Dalam acara tersebut juga menghadirkan *Testimoni Keluarga Korban KM 50*, yang juga tidak terima dengan dagelan hukum yang dipamerkan penguasa.

Tujuan acara tersebut adalah agar segenap umat Islam berdiri tegak bersama keluarga korban KM 50. Nyawa seorang muslim tidak boleh dibunuh sia-sia, tanpa pertanggungjawaban yang jelas.

Seluruh pelaku yang terlibat dalam kejahatan pelanggaran HAM berat dalam peristiwa KM 50, baik aktor lapangan maupun aktor intelektual, baik yang memerintah, yang melakukan, yang membantu dan turut melakukan kejahatan pembunuhan 6 laskar FPI, yang mendanai atau menyetujui pembunuhan terhadap 6 laskar FPI, kesemuanya dituntut dimuka hukum berdasarkan ketentuan pasal 37 Jo Pasal 9 UU Nomor 26 tahun 2000 tentang Pengadilan Hak Asasi Manusia.

Acara dilaksanakan juga sebagai antisipasi, agar putusan dagelan KM 50 tidak digunakan sebagai sarana untuk membungkam tuntutan hukum pada pembunuhan 6 laskar FPI. Umat Islam tidak mau, kasus besar ini di Novel Baswedan kan.

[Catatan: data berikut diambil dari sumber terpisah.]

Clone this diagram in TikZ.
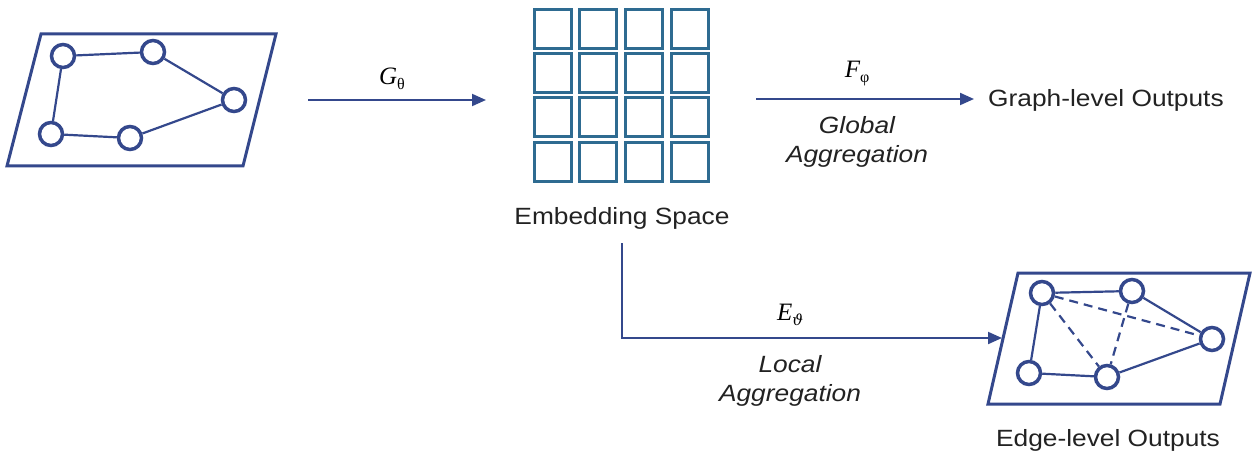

Sebagaimana diketahui, kasus Novel berujung anti klimaks di pengadilan. Pengadilan, tak mampu mengungkap semua pelaku dan dalang yang menyebabkan Novel Baswedan kehilangan satu biji bola matanya.

Qadarullah, kasus tuduhan menyebar hoax yang disematkan kepada Habib Bahar Bin Smith (HBS) justru membuka kembali lembaran berdarah peristiwa KM 50 yang sebelumnya mau tutup buku dengan putusan pengadilan di Jakarta Selatan. Kemarin (Selasa, 10/1) Tim Pemantau Peristiwa Pembunuhan (TP3) kembali mengungkap peristiwa pembantaian KM 50. 

Dalam rilisnya, Tim Pengawal Peristiwa Pembunuhan Enam Pengawal HRS (TP3) menegaskan, Habib Bahar bin Smith (HBS) yang saat ini dijadikan tersangka dan ditahan atas perkara dugaan penyebaran berita bohong (hoaks) terkait Tragedi KM50 sejatinya tidak benar. Menurut TP3, justru HBS telah menyampaikan fakta peristiwa Tragedi KM50 yang sesungguhnya.

Jika penegak hukum benar-benar ingin menegakkan hukum dan keadilan, menurut TP3 yang harus diusut untuk dijadikan tersangka telah menyebarkan berita bohong justru para aparat itu sendiri, yaitu Polda Metro Jaya, Pangdam Jaya, Komnas HAM dan BIN.

TP3 mengungkapkan, salah satu kebohongan yang perlu diusut adalah cerita Polda Metro Jaya yang kemudian digaungkan oleh Komnas HAM perihal pembunuhan terhadap para pengawal HRS di dalam mobil Xenia B 1519 UTI, di mana disebutkan mereka dibunuh karena berusaha merebut senjata petugas. 

Padahal setelah dilakukan rekonstruksi oleh TP3 atas dasar narasi yang disampaikan oleh Komnas HAM, maka “cerita karangan sarat rekayasa busuk” tersebut tidak mungkin bisa dibenarkan.

Masyaallah, tadinya umat mengira kasus KM 50 akan hilang. Namun, seiring proses hukum terhadap HBS kasus ini kembali diungkap. Lembaran berdarah peristiwa KM 50 akan dibuka kembali dan menjadi sarana pengungkapan kebenaran yang sesungguhnya, demi penegakan hukum yang seadil-adilnya. [].